:: REQUEST ::
Exclude the pictures and return every line exactly as written.

:: DATA PROVIDED ::

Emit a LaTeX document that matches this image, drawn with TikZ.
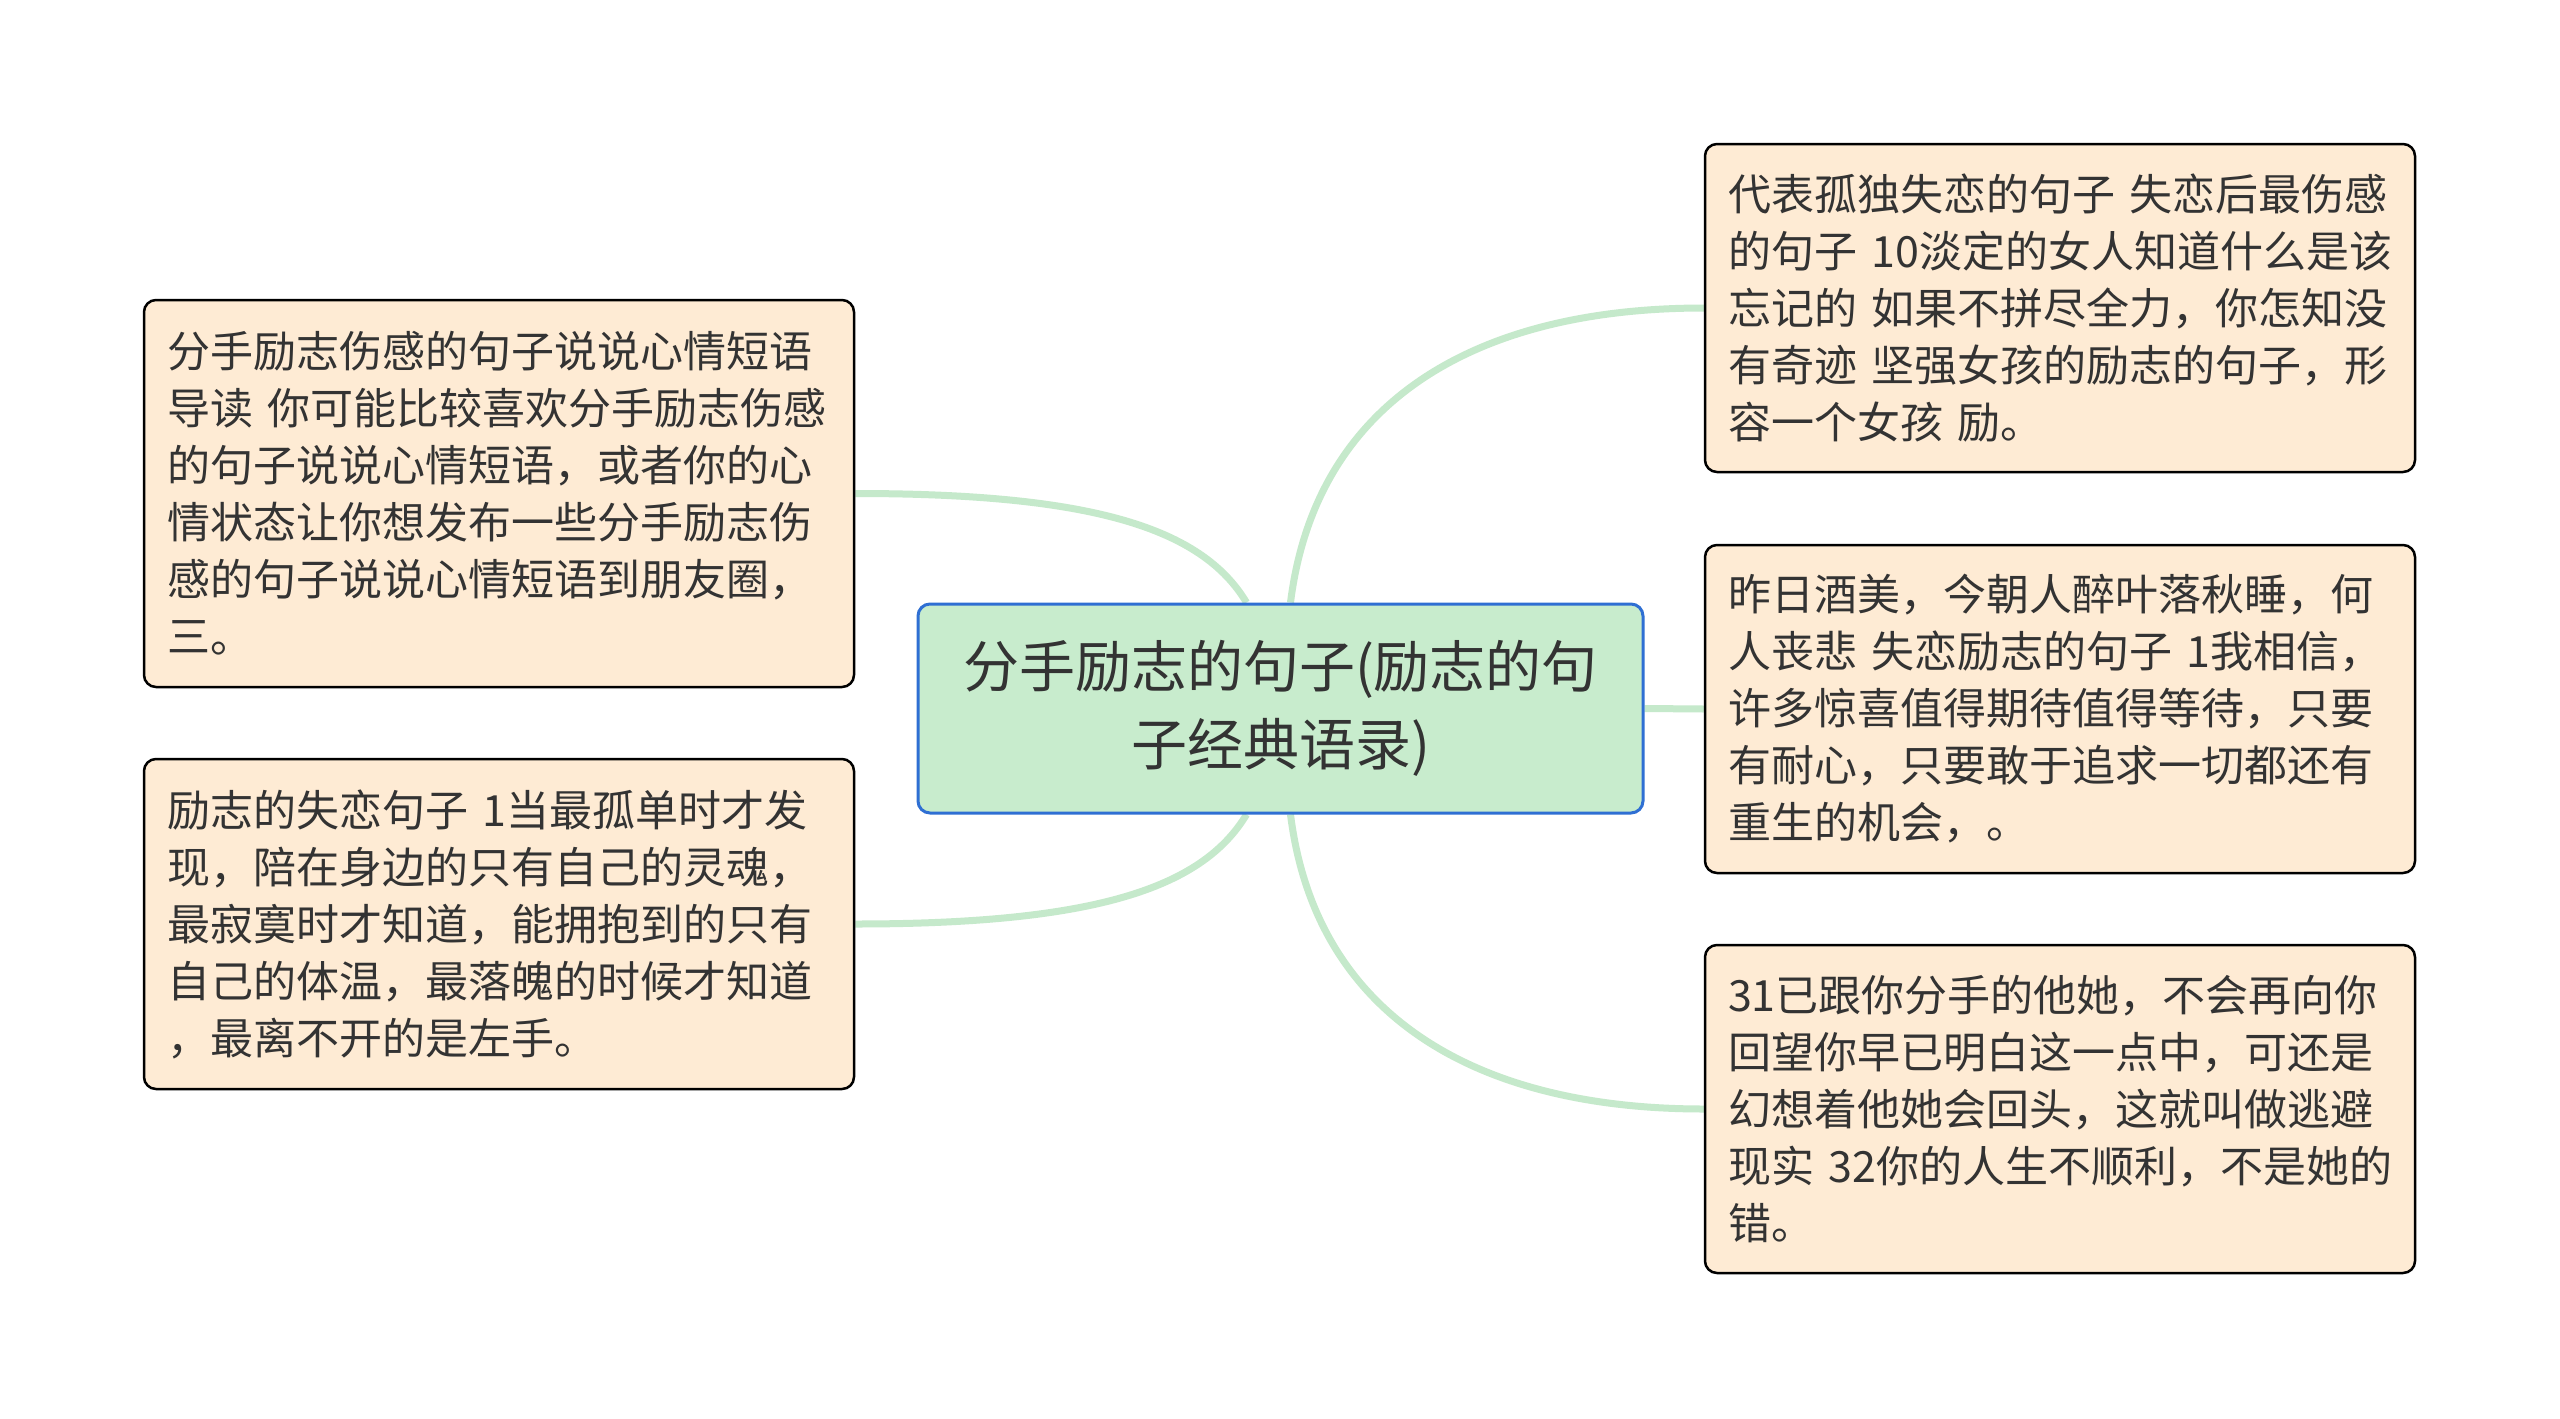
\documentclass[tikz,border=0pt]{standalone}
\usepackage{fontspec}
\setmainfont{Noto Sans CJK SC}
\usetikzlibrary{backgrounds,calc}
\setlength{\parindent}{0pt}
\definecolor{connc}{HTML}{C5E9CB}
\definecolor{cfill}{HTML}{C8ECCD}
\definecolor{cdraw}{HTML}{2F6FD3}
\definecolor{lfill}{HTML}{FEEBD4}
\definecolor{tcol}{HTML}{333333}
\begin{document}
\begin{tikzpicture}[x=1pt,y=-1pt,
  leaf/.style={draw=black, line width=2.5pt, fill=lfill, rounded corners=12pt,
    minimum width=710pt, inner xsep=23pt, inner ysep=0pt, text width=664pt,
    align=left, font=\fontsize{43}{57}\selectfont, text=tcol},
  center/.style={draw=cdraw, line width=3pt, fill=cfill, rounded corners=12pt,
    minimum width=725pt, minimum height=209pt, inner sep=0pt, text width=700pt,
    align=center, font=\fontsize{56}{78}\selectfont, text=tcol},
  conn/.style={draw=connc, line width=7pt}]
\useasboundingbox (0,0) rectangle (2560,1419);

\node[center] (c) at (1280.5,708.5) {分手励志的句子(励志的句\\子经典语录)};

\node[leaf, minimum height=387pt] (l1) at (499,493.5) {分手励志伤感的句子说说心情短语\\导读 你可能比较喜欢分手励志伤感\\的句子说说心情短语，或者你的心\\情状态让你想发布一些分手励志伤\\感的句子说说心情短语到朋友圈，\\三。};

\node[leaf, minimum height=330pt] (l2) at (499,924) {励志的失恋句子 1当最孤单时才发\\现，陪在身边的只有自己的灵魂，\\最寂寞时才知道，能拥抱到的只有\\自己的体温，最落魄的时候才知道\\，最离不开的是左手。};

\node[leaf, minimum height=328pt] (r1) at (2060,308) {代表孤独失恋的句子 失恋后最伤感\\的句子 10淡定的女人知道什么是该\\忘记的 如果不拼尽全力，你怎知没\\有奇迹 坚强女孩的励志的句子，形\\容一个女孩 励。};

\node[leaf, minimum height=328pt] (r2) at (2060,709) {昨日酒美，今朝人醉叶落秋睡，何\\人丧悲 失恋励志的句子 1我相信，\\许多惊喜值得期待值得等待，只要\\有耐心，只要敢于追求一切都还有\\重生的机会，。};

\node[leaf, minimum height=328pt] (r3) at (2060,1109) {31已跟你分手的他她，不会再向你\\回望你早已明白这一点中，可还是\\幻想着他她会回头，这就叫做逃避\\现实 32你的人生不顺利，不是她的\\错。};

\begin{scope}[on background layer]
\fill[white] (0,0) rectangle (2560,1419);
\draw[conn] (l1.east) .. controls +(236,0) and +(-45,-75) .. ([xshift=-34pt]c.north);
\draw[conn] ([xshift=10pt]c.north) .. controls +(25,-200) and +(-230,0) .. (r1.west);
\draw[conn] (c.east) -- (r2.west);
\draw[conn] ([xshift=10pt]c.south) .. controls +(25,200) and +(-230,0) .. (r3.west);
\draw[conn] ([xshift=-34pt]c.south) .. controls +(-45,75) and +(236,0) .. (l2.east);
\end{scope}
\end{tikzpicture}
\end{document}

:: WRITTEN SOLUTION ::
Emit a LaTeX document that matches this image, drawn with TikZ.
\documentclass[tikz,border=0pt]{standalone}
\usepackage{fontspec}
\setmainfont{Noto Sans CJK SC}
\usetikzlibrary{backgrounds,calc}
\setlength{\parindent}{0pt}
\definecolor{connc}{HTML}{C5E9CB}
\definecolor{cfill}{HTML}{C8ECCD}
\definecolor{cdraw}{HTML}{2F6FD3}
\definecolor{lfill}{HTML}{FEEBD4}
\definecolor{tcol}{HTML}{333333}
\begin{document}
\begin{tikzpicture}[x=1pt,y=-1pt,
  leaf/.style={draw=black, line width=2.5pt, fill=lfill, rounded corners=12pt,
    minimum width=710pt, inner xsep=23pt, inner ysep=0pt, text width=664pt,
    align=left, font=\fontsize{43}{57}\selectfont, text=tcol},
  center/.style={draw=cdraw, line width=3pt, fill=cfill, rounded corners=12pt,
    minimum width=725pt, minimum height=209pt, inner sep=0pt, text width=700pt,
    align=center, font=\fontsize{56}{78}\selectfont, text=tcol},
  conn/.style={draw=connc, line width=7pt}]
\useasboundingbox (0,0) rectangle (2560,1419);

\node[center] (c) at (1280.5,708.5) {分手励志的句子(励志的句\\子经典语录)};

\node[leaf, minimum height=387pt] (l1) at (499,493.5) {分手励志伤感的句子说说心情短语\\导读 你可能比较喜欢分手励志伤感\\的句子说说心情短语，或者你的心\\情状态让你想发布一些分手励志伤\\感的句子说说心情短语到朋友圈，\\三。};

\node[leaf, minimum height=330pt] (l2) at (499,924) {励志的失恋句子 1当最孤单时才发\\现，陪在身边的只有自己的灵魂，\\最寂寞时才知道，能拥抱到的只有\\自己的体温，最落魄的时候才知道\\，最离不开的是左手。};

\node[leaf, minimum height=328pt] (r1) at (2060,308) {代表孤独失恋的句子 失恋后最伤感\\的句子 10淡定的女人知道什么是该\\忘记的 如果不拼尽全力，你怎知没\\有奇迹 坚强女孩的励志的句子，形\\容一个女孩 励。};

\node[leaf, minimum height=328pt] (r2) at (2060,709) {昨日酒美，今朝人醉叶落秋睡，何\\人丧悲 失恋励志的句子 1我相信，\\许多惊喜值得期待值得等待，只要\\有耐心，只要敢于追求一切都还有\\重生的机会，。};

\node[leaf, minimum height=328pt] (r3) at (2060,1109) {31已跟你分手的他她，不会再向你\\回望你早已明白这一点中，可还是\\幻想着他她会回头，这就叫做逃避\\现实 32你的人生不顺利，不是她的\\错。};

\begin{scope}[on background layer]
\fill[white] (0,0) rectangle (2560,1419);
\draw[conn] (l1.east) .. controls +(236,0) and +(-45,-75) .. ([xshift=-34pt]c.north);
\draw[conn] ([xshift=10pt]c.north) .. controls +(25,-200) and +(-230,0) .. (r1.west);
\draw[conn] (c.east) -- (r2.west);
\draw[conn] ([xshift=10pt]c.south) .. controls +(25,200) and +(-230,0) .. (r3.west);
\draw[conn] ([xshift=-34pt]c.south) .. controls +(-45,75) and +(236,0) .. (l2.east);
\end{scope}
\end{tikzpicture}
\end{document}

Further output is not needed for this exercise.